For UI or user-flow changes, require evidence manifests and assertions in CI (not just screenshots in PR text):

required flows exist
expected entrypoint was used
expected account identity is present for logged-in flows
artifacts are fresh and valid

bash

npm run harness:ui:capture-browser-evidence
npm run harness:ui:verify-browser-evidence

plaintext

production regression -> harness gap issue -> case added -> SLA tracked

This keeps fixes from becoming one-off patches and grows long-term coverage.

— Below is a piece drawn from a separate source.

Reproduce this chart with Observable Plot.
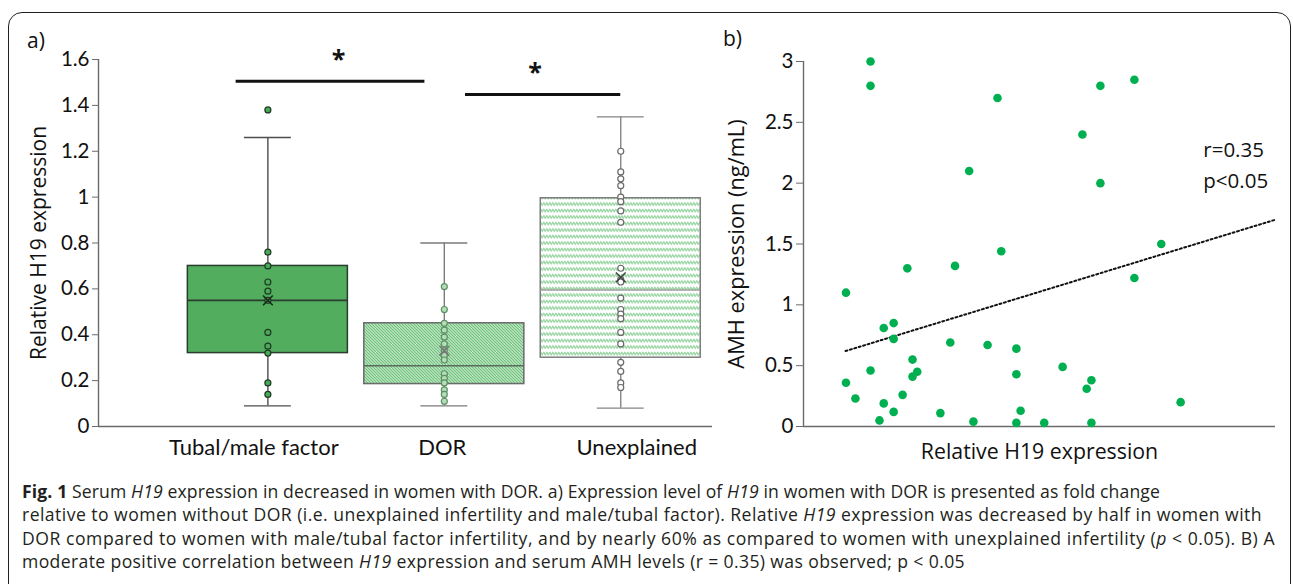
<!DOCTYPE html>
<html><head><meta charset="utf-8">
<script src="https://cdn.jsdelivr.net/npm/d3@7"></script>
<script src="https://cdn.jsdelivr.net/npm/@observablehq/plot@0.6"></script>
<style>
html,body{margin:0;padding:0;background:#fff;}
body{width:1293px;height:584px;overflow:hidden;position:relative;font-family:"Open Sans",sans-serif;color:#231f20;}
#left{position:absolute;left:0;top:0;}
#right{position:absolute;left:700px;top:0;}
#frame{position:absolute;left:8px;top:12px;width:1283px;height:620px;border:1.5px solid #231f20;border-radius:14px;box-sizing:border-box;pointer-events:none;}
.plabel{position:absolute;font-size:21px;line-height:1;color:#111;}
#caption{position:absolute;left:22px;top:480px;font-size:17.6px;line-height:23.4px;white-space:nowrap;color:#231f20;}
#caption span{display:inline-block;}
</style></head><body>
<div id="left"></div>
<div id="right"></div>
<div class="plabel" style="left:27px;top:30px;">a)</div>
<div class="plabel" style="left:723px;top:28px;">b)</div>
<div id="caption">
<span data-w="1138"><b>Fig. 1</b> Serum <i>H19</i> expression in decreased in women with DOR. a) Expression level of <i>H19</i> in women with DOR is presented as fold change</span><br>
<span data-w="1240">relative to women without DOR (i.e. unexplained infertility and male/tubal factor). Relative <i>H19</i> expression was decreased by half in women with</span><br>
<span data-w="1253">DOR compared to women with male/tubal factor infertility, and by nearly 60% as compared to women with unexplained infertility (<i>p</i> &lt; 0.05). B) A</span><br>
<span>moderate positive correlation between <i>H19</i> expression and serum AMH levels (r = 0.35) was observed; p &lt; 0.05</span>
</div>
<div id="frame"></div>
<script>
// ---------- Panel a data ----------
const groups = ["Tubal/male factor", "DOR", "Unexplained"];
const q1 = [0.32, 0.185, 0.30];
const median = [0.55, 0.265, 0.595];
const q3 = [0.70, 0.45, 0.995];
const whiskLo = [0.09, 0.09, 0.08];
const whiskHi = [1.26, 0.80, 1.35];
const means = [0.55, 0.33, 0.65];
const tubalPts = [1.38, 0.76, 0.70, 0.63, 0.59, 0.55, 0.41, 0.35, 0.32, 0.19, 0.14];
const dorPts = [0.61, 0.51, 0.45, 0.42, 0.39, 0.36, 0.33, 0.31, 0.29, 0.23, 0.21, 0.19, 0.16, 0.14, 0.11];
const unexPts = [1.20, 1.11, 1.08, 1.05, 1.00, 0.98, 0.94, 0.89, 0.69, 0.64, 0.63, 0.56, 0.51, 0.49, 0.47, 0.41, 0.36, 0.28, 0.24, 0.19, 0.17];
const groupPts = [tubalPts, dorPts, unexPts];
const yTicksA = [0, 0.2, 0.4, 0.6, 0.8, 1.0, 1.2, 1.4, 1.6];
const sigY = [1.505, 1.447];
const sigX1 = [-0.18, 1.12];
const sigX2 = [0.89, 2.0];
const asterX = [0.40, 1.515];
const asterY = [1.60, 1.54];

// ---------- Panel b data ----------
const h19 = [0.142,0.142,0.411,0.701,0.629,0.591,0.351,0.629,0.758,0.419,0.321,0.220,0.701,0.090,0.191,0.170,0.191,0.311,0.390,0.451,0.231,0.142,0.241,0.231,0.451,0.549,0.610,0.600,0.090,0.110,0.210,0.170,0.799,0.191,0.290,0.460,0.161,0.360,0.451,0.510,0.610];
const amh = [3.00,2.80,2.70,2.85,2.80,2.40,2.10,2.00,1.50,1.44,1.32,1.30,1.22,1.10,0.85,0.81,0.72,0.69,0.67,0.64,0.55,0.46,0.45,0.41,0.43,0.49,0.38,0.31,0.36,0.23,0.26,0.19,0.20,0.12,0.11,0.13,0.05,0.04,0.03,0.03,0.03];
const trendX = [0.089, 1.0];
const trendY = [0.62, 1.70];
const yTicksB = [0, 0.5, 1, 1.5, 2, 2.5, 3];
const statText = "r=0.35\np<0.05";
const statPos = {x: 0.847, y: 2.168};

// ---------- styles ----------
const xDomainA = [-0.96, 2.52];
const boxHalf = 0.4535, capHalf = 0.133;
const labelDx = [-14, -2, 16];
const boxFill = ["#52ad5e", "url(#diagHatch)", "url(#waveHatch)"];
const boxStroke = ["#2b3d2e", "#6a6a6a", "#7d7d7d"];
const medianStroke = ["#2b3d2e", "#5b6b5d", "#a0a0a0"];
const whiskerStroke = ["#4d4d4d", "#7a7a7a", "#858585"];
const ptFill = ["#4aa956", "#b2dfb6", "#ffffff"];
const ptStroke = ["#1f3a24", "#5f8f66", "#6a6a6a"];
const meanStroke = ["#1a2a1c", "#777777", "#444444"];
const axisColor = "#6b6b6b";
const fmt = d => String(+d.toFixed(1));

const marksA = [];
groups.forEach((g, i) => {
  marksA.push(Plot.ruleX([i], {y1: () => whiskLo[i], y2: () => q1[i], stroke: whiskerStroke[i], strokeWidth: 1.4}));
  marksA.push(Plot.ruleX([i], {y1: () => q3[i], y2: () => whiskHi[i], stroke: whiskerStroke[i], strokeWidth: 1.4}));
  marksA.push(Plot.ruleY([whiskLo[i], whiskHi[i]], {x1: () => i - capHalf, x2: () => i + capHalf, stroke: whiskerStroke[i], strokeWidth: 1.4}));
  marksA.push(Plot.rect([i], {x1: () => i - boxHalf, x2: () => i + boxHalf, y1: () => q1[i], y2: () => q3[i], fill: boxFill[i], stroke: boxStroke[i], strokeWidth: 1.5}));
  marksA.push(Plot.ruleY([median[i]], {x1: () => i - boxHalf, x2: () => i + boxHalf, stroke: medianStroke[i], strokeWidth: 1.6}));
  marksA.push(Plot.dot(groupPts[i], {x: () => i, y: d => d, r: 3, fill: ptFill[i], stroke: ptStroke[i], strokeWidth: 1.2}));
  marksA.push(Plot.dot([means[i]], {x: () => i, y: d => d, symbol: "times", r: 4.5, stroke: meanStroke[i], strokeWidth: 1.6}));
  marksA.push(Plot.text([g], {x: () => i, frameAnchor: "bottom", lineAnchor: "middle", textAnchor: "middle", dy: 21, dx: labelDx[i], text: d => d, fontSize: 22, fill: "#111"}));
});

const plotA = Plot.plot({
  width: 720, height: 470,
  marginLeft: 98, marginRight: 8, marginTop: 59, marginBottom: 44,
  x: {domain: xDomainA, range: [98, 712], axis: null},
  y: {domain: [0, 1.6], range: [426, 59], axis: null},
  style: {background: "transparent", fontFamily: "Lato, sans-serif", overflow: "visible", color: "#111"},
  marks: [
    Plot.ruleY([0], {x1: () => xDomainA[0], x2: () => xDomainA[1], stroke: axisColor, strokeWidth: 1.4}),
    Plot.ruleX([xDomainA[0]], {y1: () => 0, y2: () => 1.6, stroke: axisColor, strokeWidth: 1.4}),
    Plot.axisY({ticks: yTicksA, tickFormat: fmt, tickSize: 6, tickPadding: 3, fontSize: 20.5, stroke: axisColor, fill: "#111", label: null}),
    ...marksA,
    Plot.ruleY(sigY, {x1: (d, k) => sigX1[k], x2: (d, k) => sigX2[k], stroke: "#111", strokeWidth: 3}),
    Plot.text(asterX, {x: d => d, y: (d, k) => asterY[k], text: () => "*", fontSize: 25, fontWeight: "bold", fill: "#111", fontFamily: "Open Sans, sans-serif"}),
    Plot.text(["Relative H19 expression"], {frameAnchor: "left", textAnchor: "middle", lineAnchor: "middle", dx: -59, rotate: -90, text: d => d, fontSize: 21, fill: "#111", fontFamily: "Open Sans, sans-serif"})
  ]
});
d3.select(plotA).insert("defs", ":first-child").html(`
  <pattern id="diagHatch" patternUnits="userSpaceOnUse" width="3" height="3">
    <rect width="3" height="3" fill="#cdebd0"/>
    <path d="M-1,-1 L4,4 M-1,2 L1,4 M2,-1 L4,1" stroke="#69c077" stroke-width="1.1"/>
  </pattern>
  <pattern id="waveHatch" patternUnits="userSpaceOnUse" width="3" height="6.5">
    <rect width="3" height="6.5" fill="#ffffff"/>
    <path d="M0,2.6 L0.75,1.9 L1.5,2.6 L2.25,3.3 L3,2.6" fill="none" stroke="#9ad6a3" stroke-width="2"/>
  </pattern>`);
document.getElementById("left").appendChild(plotA);

const plotB = Plot.plot({
  width: 593, height: 470,
  marginLeft: 103, marginRight: 18, marginTop: 61, marginBottom: 44,
  x: {domain: [0, 1], axis: null},
  y: {domain: [0, 3], axis: null},
  style: {background: "transparent", fontFamily: "Lato, sans-serif", overflow: "visible", color: "#111"},
  marks: [
    Plot.ruleY([0], {x1: () => 0, x2: () => 1, stroke: axisColor, strokeWidth: 1.4}),
    Plot.ruleX([0], {y1: () => 0, y2: () => 3, stroke: axisColor, strokeWidth: 1.4}),
    Plot.axisY({ticks: yTicksB, tickFormat: d => String(d), tickSize: 7, tickPadding: 3, fontSize: 20.5, stroke: axisColor, fill: "#111", label: null}),
    Plot.line(trendX, {x: d => d, y: (d, k) => trendY[k], stroke: "#111", strokeWidth: 2, strokeDasharray: "2,2.6"}),
    Plot.dot(h19, {x: d => d, y: (d, k) => amh[k], r: 4.3, fill: "#00b050", stroke: "none"}),
    Plot.text([statText], {x: () => statPos.x, y: () => statPos.y, text: d => d, textAnchor: "start", lineHeight: 1.5, fontSize: 20.5, fill: "#111", fontFamily: "Open Sans, sans-serif"}),
    Plot.text(["AMH expression (ng/mL)"], {frameAnchor: "left", textAnchor: "middle", lineAnchor: "middle", dx: -66, rotate: -90, text: d => d, fontSize: 21.8, fill: "#111", fontFamily: "Open Sans, sans-serif"}),
    Plot.text(["Relative H19 expression"], {frameAnchor: "bottom", lineAnchor: "middle", textAnchor: "middle", dy: 26, text: d => d, fontSize: 21.3, fill: "#111", fontFamily: "Open Sans, sans-serif"})
  ]
});
document.getElementById("right").appendChild(plotB);

// fit caption lines to the reference line lengths; the last line uses the mean spacing
const spans = [...document.querySelectorAll("#caption span")];
const spacings = [];
spans.filter(s => s.dataset.w).forEach(s => {
  const target = +s.dataset.w;
  const w = s.getBoundingClientRect().width;
  const ls = (target - w) / s.textContent.length;
  spacings.push(ls);
  s.style.letterSpacing = ls.toFixed(3) + "px";
});
const meanLs = spacings.reduce((a, b) => a + b, 0) / spacings.length;
spans.filter(s => !s.dataset.w).forEach(s => { s.style.letterSpacing = meanLs.toFixed(3) + "px"; });
</script>
</body></html>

The most important lessons were:

Deterministic ordering matters: preflight gate must complete before CI fanout.
Current-head SHA matching is non-negotiable.
Review rerun requests need one canonical writer.
Review summary parsing should treat vulnerability language and weak-confidence summaries as actionable.
Auto-resolving bot-only threads reduces friction, but only after clean current-head evidence.
A remediation agent can shorten loop time significantly if guardrails stay strict.

General pattern terms:

code review agent
remediation agent
risk policy gate

One concrete implementation (ours):

code review agent: Greptile
remediation agent: Codex Action
canonical rerun workflow: greptile-rerun.yml
stale-thread cleanup workflow: greptile-auto-resolve-threads.yml
preflight policy workflow: risk-policy-gate.yml

If you use a different reviewer, keep the same control-plane semantics and swap integration points.

bash

npm run typecheck
npm test
npm run build:ci
npm run harness:legal-chat:smoke
npm run harness:ui:pre-pr
npm run harness:risk-tier
npm run harness:weekly-metrics

Put risk + merge policy into one contract.
Enforce preflight gate before expensive CI.
Require clean code-review-agent state for current head SHA.
If findings exist, remediate in-branch and rerun deterministically.
Auto-resolve only bot-only stale threads after clean rerun.
Require browser evidence for UI/flow changes.
Convert incidents into harness cases and track loop SLOs.

That gives you a repo where agents can implement, validate, and be reviewed with deterministic, auditable standards.